What to do: Copy each line exactly. Drop every picture.

Source material:
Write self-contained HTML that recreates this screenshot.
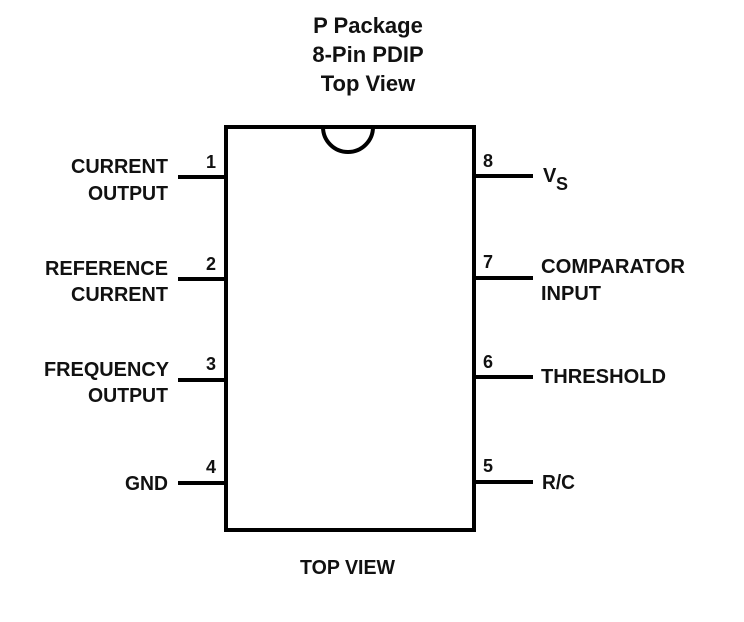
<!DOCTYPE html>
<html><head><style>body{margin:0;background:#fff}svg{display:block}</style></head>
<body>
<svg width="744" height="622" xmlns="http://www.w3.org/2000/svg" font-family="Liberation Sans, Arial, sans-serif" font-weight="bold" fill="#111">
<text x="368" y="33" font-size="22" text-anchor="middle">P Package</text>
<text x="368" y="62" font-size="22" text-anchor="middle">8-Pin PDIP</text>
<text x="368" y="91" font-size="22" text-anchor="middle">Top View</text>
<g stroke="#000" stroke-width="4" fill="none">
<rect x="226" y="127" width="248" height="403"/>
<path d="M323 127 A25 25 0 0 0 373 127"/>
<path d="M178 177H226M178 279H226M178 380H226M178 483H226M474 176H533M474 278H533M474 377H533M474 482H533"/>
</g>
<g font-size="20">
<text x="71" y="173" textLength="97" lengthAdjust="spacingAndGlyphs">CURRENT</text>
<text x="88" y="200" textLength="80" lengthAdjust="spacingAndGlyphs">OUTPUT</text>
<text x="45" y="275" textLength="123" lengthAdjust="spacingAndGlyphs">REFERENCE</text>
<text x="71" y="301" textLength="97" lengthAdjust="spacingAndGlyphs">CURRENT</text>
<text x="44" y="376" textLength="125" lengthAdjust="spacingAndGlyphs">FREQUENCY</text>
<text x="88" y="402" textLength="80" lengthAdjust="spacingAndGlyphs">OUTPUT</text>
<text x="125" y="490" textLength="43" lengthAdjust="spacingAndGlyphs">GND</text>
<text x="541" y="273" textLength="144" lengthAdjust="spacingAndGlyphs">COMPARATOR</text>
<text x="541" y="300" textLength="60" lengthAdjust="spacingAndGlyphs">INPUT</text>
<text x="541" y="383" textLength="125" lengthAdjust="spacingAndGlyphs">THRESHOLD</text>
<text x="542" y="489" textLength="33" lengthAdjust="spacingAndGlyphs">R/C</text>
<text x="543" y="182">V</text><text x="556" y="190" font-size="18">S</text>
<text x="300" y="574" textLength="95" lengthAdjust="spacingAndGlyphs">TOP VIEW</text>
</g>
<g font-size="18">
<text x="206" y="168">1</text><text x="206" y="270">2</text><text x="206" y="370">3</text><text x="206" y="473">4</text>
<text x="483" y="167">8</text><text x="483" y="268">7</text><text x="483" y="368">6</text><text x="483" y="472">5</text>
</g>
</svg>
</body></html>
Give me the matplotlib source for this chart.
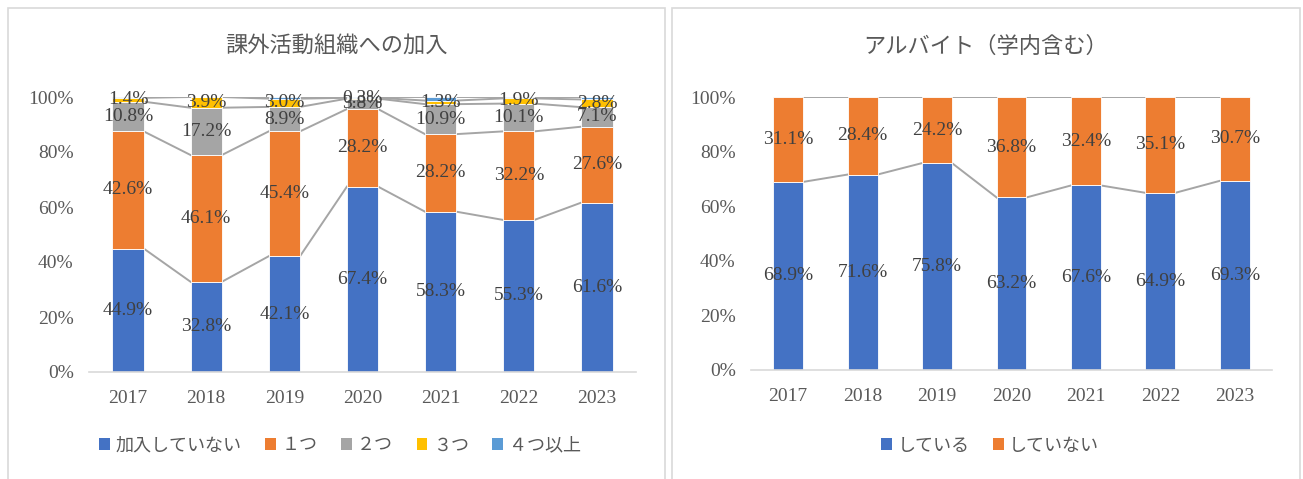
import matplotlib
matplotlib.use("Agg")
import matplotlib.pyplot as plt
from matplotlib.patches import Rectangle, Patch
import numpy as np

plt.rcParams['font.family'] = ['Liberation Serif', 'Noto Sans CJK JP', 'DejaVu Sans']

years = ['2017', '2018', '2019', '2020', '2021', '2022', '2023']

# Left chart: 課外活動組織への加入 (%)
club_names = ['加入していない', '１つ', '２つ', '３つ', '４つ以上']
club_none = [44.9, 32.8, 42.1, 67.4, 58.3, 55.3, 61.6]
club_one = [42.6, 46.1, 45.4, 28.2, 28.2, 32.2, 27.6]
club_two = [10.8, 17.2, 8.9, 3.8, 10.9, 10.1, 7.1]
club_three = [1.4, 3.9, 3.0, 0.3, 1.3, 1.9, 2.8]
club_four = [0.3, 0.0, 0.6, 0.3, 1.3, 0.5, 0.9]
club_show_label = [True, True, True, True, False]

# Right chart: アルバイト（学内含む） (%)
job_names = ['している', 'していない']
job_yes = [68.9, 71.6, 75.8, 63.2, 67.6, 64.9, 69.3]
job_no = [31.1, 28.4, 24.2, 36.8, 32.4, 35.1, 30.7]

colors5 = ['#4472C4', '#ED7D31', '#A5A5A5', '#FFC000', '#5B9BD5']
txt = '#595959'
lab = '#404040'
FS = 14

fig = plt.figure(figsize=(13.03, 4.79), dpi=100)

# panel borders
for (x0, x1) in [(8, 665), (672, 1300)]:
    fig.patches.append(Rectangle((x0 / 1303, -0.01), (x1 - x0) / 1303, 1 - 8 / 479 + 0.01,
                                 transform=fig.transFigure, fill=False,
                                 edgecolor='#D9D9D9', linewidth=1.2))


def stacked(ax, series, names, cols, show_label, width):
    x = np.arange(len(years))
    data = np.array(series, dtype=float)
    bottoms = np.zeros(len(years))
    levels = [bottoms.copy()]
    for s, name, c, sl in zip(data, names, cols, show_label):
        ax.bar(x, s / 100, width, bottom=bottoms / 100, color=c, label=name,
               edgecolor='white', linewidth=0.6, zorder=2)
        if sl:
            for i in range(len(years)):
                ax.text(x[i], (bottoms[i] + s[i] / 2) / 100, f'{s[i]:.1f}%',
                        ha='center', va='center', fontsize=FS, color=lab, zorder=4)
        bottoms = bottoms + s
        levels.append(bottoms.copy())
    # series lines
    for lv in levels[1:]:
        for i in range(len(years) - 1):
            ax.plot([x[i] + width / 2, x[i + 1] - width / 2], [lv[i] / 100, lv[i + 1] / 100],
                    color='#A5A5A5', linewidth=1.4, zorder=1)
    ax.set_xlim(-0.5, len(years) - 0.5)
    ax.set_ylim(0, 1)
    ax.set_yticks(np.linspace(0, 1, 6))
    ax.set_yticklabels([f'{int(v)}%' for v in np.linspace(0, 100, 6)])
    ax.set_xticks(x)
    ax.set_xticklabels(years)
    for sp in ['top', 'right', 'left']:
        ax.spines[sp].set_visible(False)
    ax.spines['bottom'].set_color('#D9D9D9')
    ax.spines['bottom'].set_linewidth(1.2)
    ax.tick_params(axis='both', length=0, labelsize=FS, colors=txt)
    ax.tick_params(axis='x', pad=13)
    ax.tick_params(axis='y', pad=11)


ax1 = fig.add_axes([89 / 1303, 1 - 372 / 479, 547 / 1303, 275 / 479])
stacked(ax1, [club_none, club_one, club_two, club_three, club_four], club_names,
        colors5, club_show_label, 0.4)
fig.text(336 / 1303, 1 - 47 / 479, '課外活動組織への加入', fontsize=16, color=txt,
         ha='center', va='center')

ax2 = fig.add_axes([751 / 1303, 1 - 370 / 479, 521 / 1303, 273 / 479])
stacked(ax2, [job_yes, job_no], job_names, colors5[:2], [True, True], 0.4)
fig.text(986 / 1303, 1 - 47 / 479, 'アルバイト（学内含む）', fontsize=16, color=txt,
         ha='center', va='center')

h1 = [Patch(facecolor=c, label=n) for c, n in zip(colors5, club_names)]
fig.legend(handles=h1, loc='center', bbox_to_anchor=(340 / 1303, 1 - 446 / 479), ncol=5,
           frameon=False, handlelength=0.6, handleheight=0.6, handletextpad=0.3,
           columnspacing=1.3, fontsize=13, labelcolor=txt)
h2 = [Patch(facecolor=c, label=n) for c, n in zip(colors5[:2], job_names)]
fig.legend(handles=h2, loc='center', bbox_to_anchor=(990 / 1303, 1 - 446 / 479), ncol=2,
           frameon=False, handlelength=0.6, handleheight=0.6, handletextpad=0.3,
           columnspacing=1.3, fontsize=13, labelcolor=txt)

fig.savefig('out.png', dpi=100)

Solution for this problem:
Write self-contained HTML that recreates this screenshot.
<!DOCTYPE html>
<html><head><style>body{margin:0;background:#fff}svg{display:block}</style></head>
<body>
<svg width="744" height="622" xmlns="http://www.w3.org/2000/svg" font-family="Liberation Sans, Arial, sans-serif" font-weight="bold" fill="#111">
<text x="368" y="33" font-size="22" text-anchor="middle">P Package</text>
<text x="368" y="62" font-size="22" text-anchor="middle">8-Pin PDIP</text>
<text x="368" y="91" font-size="22" text-anchor="middle">Top View</text>
<g stroke="#000" stroke-width="4" fill="none">
<rect x="226" y="127" width="248" height="403"/>
<path d="M323 127 A25 25 0 0 0 373 127"/>
<path d="M178 177H226M178 279H226M178 380H226M178 483H226M474 176H533M474 278H533M474 377H533M474 482H533"/>
</g>
<g font-size="20">
<text x="71" y="173" textLength="97" lengthAdjust="spacingAndGlyphs">CURRENT</text>
<text x="88" y="200" textLength="80" lengthAdjust="spacingAndGlyphs">OUTPUT</text>
<text x="45" y="275" textLength="123" lengthAdjust="spacingAndGlyphs">REFERENCE</text>
<text x="71" y="301" textLength="97" lengthAdjust="spacingAndGlyphs">CURRENT</text>
<text x="44" y="376" textLength="125" lengthAdjust="spacingAndGlyphs">FREQUENCY</text>
<text x="88" y="402" textLength="80" lengthAdjust="spacingAndGlyphs">OUTPUT</text>
<text x="125" y="490" textLength="43" lengthAdjust="spacingAndGlyphs">GND</text>
<text x="541" y="273" textLength="144" lengthAdjust="spacingAndGlyphs">COMPARATOR</text>
<text x="541" y="300" textLength="60" lengthAdjust="spacingAndGlyphs">INPUT</text>
<text x="541" y="383" textLength="125" lengthAdjust="spacingAndGlyphs">THRESHOLD</text>
<text x="542" y="489" textLength="33" lengthAdjust="spacingAndGlyphs">R/C</text>
<text x="543" y="182">V</text><text x="556" y="190" font-size="18">S</text>
<text x="300" y="574" textLength="95" lengthAdjust="spacingAndGlyphs">TOP VIEW</text>
</g>
<g font-size="18">
<text x="206" y="168">1</text><text x="206" y="270">2</text><text x="206" y="370">3</text><text x="206" y="473">4</text>
<text x="483" y="167">8</text><text x="483" y="268">7</text><text x="483" y="368">6</text><text x="483" y="472">5</text>
</g>
</svg>
</body></html>
Give me the matplotlib source for this chart.
import matplotlib
matplotlib.use("Agg")
import matplotlib.pyplot as plt
from matplotlib.patches import Rectangle, Patch
import numpy as np

plt.rcParams['font.family'] = ['Liberation Serif', 'Noto Sans CJK JP', 'DejaVu Sans']

years = ['2017', '2018', '2019', '2020', '2021', '2022', '2023']

# Left chart: 課外活動組織への加入 (%)
club_names = ['加入していない', '１つ', '２つ', '３つ', '４つ以上']
club_none = [44.9, 32.8, 42.1, 67.4, 58.3, 55.3, 61.6]
club_one = [42.6, 46.1, 45.4, 28.2, 28.2, 32.2, 27.6]
club_two = [10.8, 17.2, 8.9, 3.8, 10.9, 10.1, 7.1]
club_three = [1.4, 3.9, 3.0, 0.3, 1.3, 1.9, 2.8]
club_four = [0.3, 0.0, 0.6, 0.3, 1.3, 0.5, 0.9]
club_show_label = [True, True, True, True, False]

# Right chart: アルバイト（学内含む） (%)
job_names = ['している', 'していない']
job_yes = [68.9, 71.6, 75.8, 63.2, 67.6, 64.9, 69.3]
job_no = [31.1, 28.4, 24.2, 36.8, 32.4, 35.1, 30.7]

colors5 = ['#4472C4', '#ED7D31', '#A5A5A5', '#FFC000', '#5B9BD5']
txt = '#595959'
lab = '#404040'
FS = 14

fig = plt.figure(figsize=(13.03, 4.79), dpi=100)

# panel borders
for (x0, x1) in [(8, 665), (672, 1300)]:
    fig.patches.append(Rectangle((x0 / 1303, -0.01), (x1 - x0) / 1303, 1 - 8 / 479 + 0.01,
                                 transform=fig.transFigure, fill=False,
                                 edgecolor='#D9D9D9', linewidth=1.2))


def stacked(ax, series, names, cols, show_label, width):
    x = np.arange(len(years))
    data = np.array(series, dtype=float)
    bottoms = np.zeros(len(years))
    levels = [bottoms.copy()]
    for s, name, c, sl in zip(data, names, cols, show_label):
        ax.bar(x, s / 100, width, bottom=bottoms / 100, color=c, label=name,
               edgecolor='white', linewidth=0.6, zorder=2)
        if sl:
            for i in range(len(years)):
                ax.text(x[i], (bottoms[i] + s[i] / 2) / 100, f'{s[i]:.1f}%',
                        ha='center', va='center', fontsize=FS, color=lab, zorder=4)
        bottoms = bottoms + s
        levels.append(bottoms.copy())
    # series lines
    for lv in levels[1:]:
        for i in range(len(years) - 1):
            ax.plot([x[i] + width / 2, x[i + 1] - width / 2], [lv[i] / 100, lv[i + 1] / 100],
                    color='#A5A5A5', linewidth=1.4, zorder=1)
    ax.set_xlim(-0.5, len(years) - 0.5)
    ax.set_ylim(0, 1)
    ax.set_yticks(np.linspace(0, 1, 6))
    ax.set_yticklabels([f'{int(v)}%' for v in np.linspace(0, 100, 6)])
    ax.set_xticks(x)
    ax.set_xticklabels(years)
    for sp in ['top', 'right', 'left']:
        ax.spines[sp].set_visible(False)
    ax.spines['bottom'].set_color('#D9D9D9')
    ax.spines['bottom'].set_linewidth(1.2)
    ax.tick_params(axis='both', length=0, labelsize=FS, colors=txt)
    ax.tick_params(axis='x', pad=13)
    ax.tick_params(axis='y', pad=11)


ax1 = fig.add_axes([89 / 1303, 1 - 372 / 479, 547 / 1303, 275 / 479])
stacked(ax1, [club_none, club_one, club_two, club_three, club_four], club_names,
        colors5, club_show_label, 0.4)
fig.text(336 / 1303, 1 - 47 / 479, '課外活動組織への加入', fontsize=16, color=txt,
         ha='center', va='center')

ax2 = fig.add_axes([751 / 1303, 1 - 370 / 479, 521 / 1303, 273 / 479])
stacked(ax2, [job_yes, job_no], job_names, colors5[:2], [True, True], 0.4)
fig.text(986 / 1303, 1 - 47 / 479, 'アルバイト（学内含む）', fontsize=16, color=txt,
         ha='center', va='center')

h1 = [Patch(facecolor=c, label=n) for c, n in zip(colors5, club_names)]
fig.legend(handles=h1, loc='center', bbox_to_anchor=(340 / 1303, 1 - 446 / 479), ncol=5,
           frameon=False, handlelength=0.6, handleheight=0.6, handletextpad=0.3,
           columnspacing=1.3, fontsize=13, labelcolor=txt)
h2 = [Patch(facecolor=c, label=n) for c, n in zip(colors5[:2], job_names)]
fig.legend(handles=h2, loc='center', bbox_to_anchor=(990 / 1303, 1 - 446 / 479), ncol=2,
           frameon=False, handlelength=0.6, handleheight=0.6, handletextpad=0.3,
           columnspacing=1.3, fontsize=13, labelcolor=txt)

fig.savefig('out.png', dpi=100)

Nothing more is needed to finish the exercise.